The system does not need to know every future exploit in advance. It needs to know what kind of state is entering, what kind of state is allowed to act, and how to reconstruct the path from one to the other.

That suggests a practical release checklist:

Change class	Minimum release gate	Rollback trigger
Memory import or backfill	Sample review + trust-state assignment before eligibility	Unexpected rise in untrusted retrieval hits
Retrieval ranking/threshold changes	Replay test against known poisoned and stale cases	Reappearance of previously suppressed records
Tool-scope expansion	Joint review by memory owner and auth owner	New tool path reachable from unchanged prompts
Model swaps	Side-by-side retrieval trace for critical workflows	Divergent memory selection on stable queries
Policy updates (quarantine/expiry/decay)	Dry run on historical lineage slice	Silent eligibility changes without event trail

Treat these like auth changes: review before deploy, observe during rollout, and keep rollback fast.

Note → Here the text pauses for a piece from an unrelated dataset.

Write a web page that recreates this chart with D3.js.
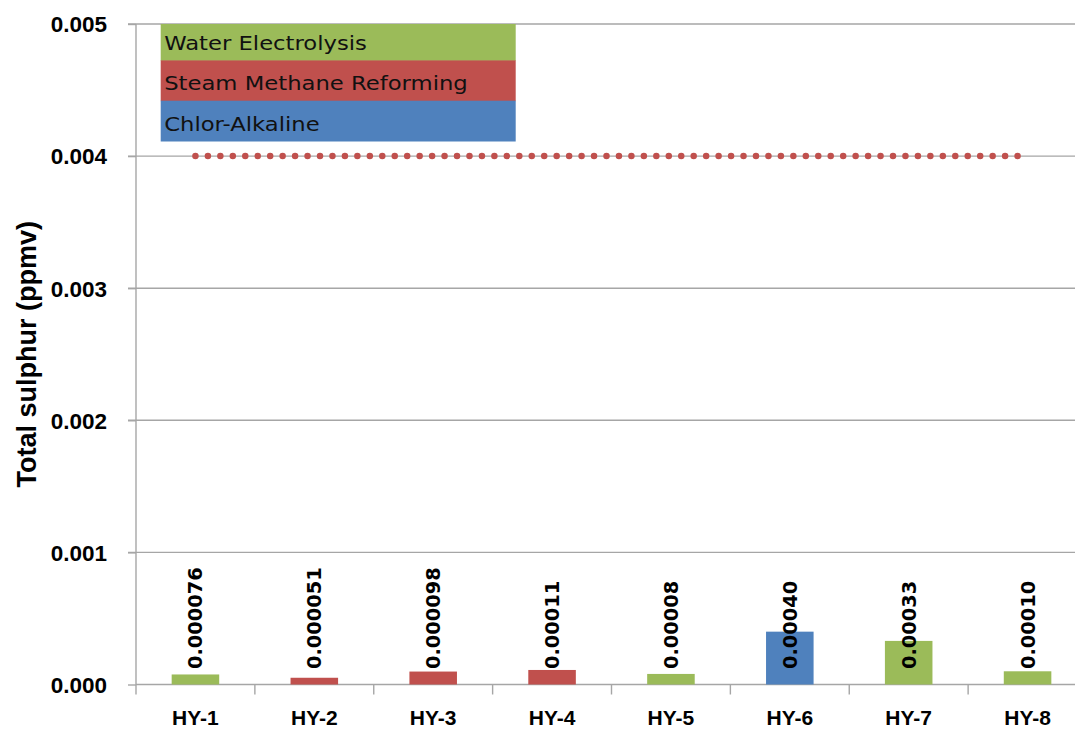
<!DOCTYPE html>
<html>
<head>
<meta charset="utf-8">
<script src="https://cdn.jsdelivr.net/npm/d3@7"></script>
<style>
  html, body { margin: 0; padding: 0; background: #fff; }
  svg { display: block; }
</style>
</head>
<body>
<svg id="chart" width="1075" height="729"></svg>
<script>
// Hydrogen samples and measured total sulphur (ppmv)
const categories = ["HY-1", "HY-2", "HY-3", "HY-4", "HY-5", "HY-6", "HY-7", "HY-8"];
const values = [0.000076, 0.000051, 0.000098, 0.00011, 0.00008, 0.00040, 0.00033, 0.00010];
const valueLabels = ["0.000076", "0.000051", "0.000098", "0.00011", "0.00008", "0.00040", "0.00033", "0.00010"];
const processes = [
  "Water Electrolysis", "Steam Methane Reforming", "Steam Methane Reforming", "Steam Methane Reforming",
  "Water Electrolysis", "Chlor-Alkaline", "Water Electrolysis", "Water Electrolysis"
];
const legendItems = ["Water Electrolysis", "Steam Methane Reforming", "Chlor-Alkaline"];
const legendColors = ["#9BBB59", "#C0504D", "#4F81BD"];
const yTicks = [0, 0.001, 0.002, 0.003, 0.004, 0.005];
const sulphurLimit = 0.004;
const yTitle = "Total sulphur (ppmv)";

const W = 1075, H = 729;
const plot = { left: 136, right: 1087, top: 24, bottom: 684.5 };
const boldSans = "'Liberation Sans', Arial, sans-serif";
const wideSans = "'DejaVu Sans', sans-serif";

const svg = d3.select("#chart");

const x = d3.scaleBand()
  .domain(categories)
  .range([plot.left, plot.right])
  .paddingInner(0.6)
  .paddingOuter(0.3);

const y = d3.scaleLinear()
  .domain([0, 0.005])
  .range([plot.bottom, plot.top]);

const color = d3.scaleOrdinal().domain(legendItems).range(legendColors);

// horizontal gridlines
svg.append("g")
  .selectAll("line")
  .data(yTicks.filter(d => d > 0))
  .join("line")
  .attr("x1", plot.left - 8)
  .attr("x2", W)
  .attr("y1", d => y(d))
  .attr("y2", d => y(d))
  .attr("stroke", "#A6A6A6")
  .attr("stroke-width", 1.4);

// y axis
const yAxis = svg.append("g")
  .attr("transform", `translate(${plot.left},0)`)
  .call(d3.axisLeft(y).tickValues(yTicks).tickFormat(d3.format(".3f")).tickSize(8).tickPadding(21));
yAxis.select(".domain").remove();
yAxis.selectAll(".tick line").attr("stroke", "#A6A6A6").attr("stroke-width", 1.4);
yAxis.selectAll(".tick text")
  .style("font-family", boldSans)
  .style("font-weight", "bold")
  .style("font-size", "22.5px")
  .attr("dy", "0.35em")
  .attr("fill", "#000");
svg.append("line")
  .attr("x1", plot.left).attr("x2", plot.left)
  .attr("y1", plot.top).attr("y2", plot.bottom + 10)
  .attr("stroke", "#A6A6A6").attr("stroke-width", 1.4);

// x axis baseline and category separators
svg.append("line")
  .attr("x1", plot.left).attr("x2", W)
  .attr("y1", plot.bottom).attr("y2", plot.bottom)
  .attr("stroke", "#A6A6A6").attr("stroke-width", 1.4);
svg.append("g")
  .selectAll("line")
  .data(d3.range(1, categories.length))
  .join("line")
  .attr("x1", i => plot.left + i * x.step())
  .attr("x2", i => plot.left + i * x.step())
  .attr("y1", plot.bottom)
  .attr("y2", plot.bottom + 10)
  .attr("stroke", "#A6A6A6").attr("stroke-width", 1.4);

// category labels
svg.append("g")
  .selectAll("text")
  .data(categories)
  .join("text")
  .attr("x", d => x(d) + x.bandwidth() / 2)
  .attr("y", 725)
  .attr("text-anchor", "middle")
  .attr("fill", "#000")
  .style("font-family", boldSans)
  .style("font-weight", "bold")
  .style("font-size", "21px")
  .text(d => d);

// bars
svg.append("g")
  .selectAll("rect")
  .data(categories)
  .join("rect")
  .attr("x", d => x(d))
  .attr("width", x.bandwidth())
  .attr("y", (d, i) => y(values[i]))
  .attr("height", (d, i) => y(0) - y(values[i]))
  .attr("fill", (d, i) => color(processes[i]));

// value labels, rotated
svg.append("g")
  .selectAll("text")
  .data(categories)
  .join("text")
  .attr("transform", d => `translate(${x(d) + x.bandwidth() / 2},669) rotate(-90)`)
  .attr("dy", "0.36em")
  .attr("text-anchor", "start")
  .attr("fill", "#000")
  .style("font-family", wideSans)
  .style("font-weight", "bold")
  .style("font-size", "19.4px")
  .text((d, i) => valueLabels[i]);

// limit line drawn as round dots
const limitX0 = x(categories[0]) + x.bandwidth() / 2;
const limitX1 = x(categories[categories.length - 1]) + x.bandwidth() / 2 - 10;
const dotCount = 66;
svg.append("line")
  .attr("x1", limitX0).attr("x2", limitX1)
  .attr("y1", y(sulphurLimit)).attr("y2", y(sulphurLimit))
  .attr("stroke", "#C0504D")
  .attr("stroke-width", 6.5)
  .attr("stroke-linecap", "round")
  .attr("stroke-dasharray", `0 ${(limitX1 - limitX0) / dotCount}`);

// legend block
const legend = { left: 160.7, right: 515.7, bottom: 141, rowH: 40.3 };
svg.append("clipPath").attr("id", "plotClip")
  .append("rect").attr("x", 0).attr("y", plot.top).attr("width", W).attr("height", H - plot.top);
const lg = svg.append("g").attr("clip-path", "url(#plotClip)");
const rowTop = i => legend.bottom - (legendItems.length - i) * legend.rowH;
lg.selectAll("rect")
  .data(legendItems)
  .join("rect")
  .attr("x", legend.left)
  .attr("y", (d, i) => rowTop(i))
  .attr("width", legend.right - legend.left)
  .attr("height", legend.rowH + 0.5)
  .attr("fill", d => color(d));
lg.selectAll("text")
  .data(legendItems)
  .join("text")
  .attr("x", legend.left + 3.5)
  .attr("y", (d, i) => rowTop(i) + 30)
  .attr("fill", "#111")
  .style("font-family", wideSans)
  .style("font-size", "20px")
  .text(d => d)
  .each(function () {
    const len = this.getComputedTextLength();
    d3.select(this).attr("textLength", len * 1.135).attr("lengthAdjust", "spacingAndGlyphs");
  });

// y axis title
svg.append("text")
  .attr("transform", `translate(35.5,${(plot.top + plot.bottom) / 2}) rotate(-90)`)
  .attr("text-anchor", "middle")
  .attr("fill", "#000")
  .style("font-family", boldSans)
  .style("font-weight", "bold")
  .style("font-size", "27px")
  .text(yTitle);
</script>
</body>
</html>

None of this is glamorous. That is usually a good sign.

The Story Underneath The Tooling

The reason this topic is hard is that it is not really about memory in the ordinary sense. It is about duration.

A system changes. State remains. The environment changes. State remains. Permissions widen. Old assumptions remain. The team moves on. The system does not.

That mismatch is where a lot of agent risk lives.

We do not need to make memory disappear. We need to be much more precise about what gets to survive. Some state should expire because it is no longer useful. Some should remain but under stricter trust conditions. Some should stay only as history, no longer eligible to influence action. Some should never have entered the active path in the first place.

If we build that layer well, then the answer to a rapidly evolving threat landscape is not panic and it is not a new filter every week. It is a system that can distinguish between remembered state, trusted state, and active state.

That is a better foundation than chasing the latest exploit story after it is already in the news.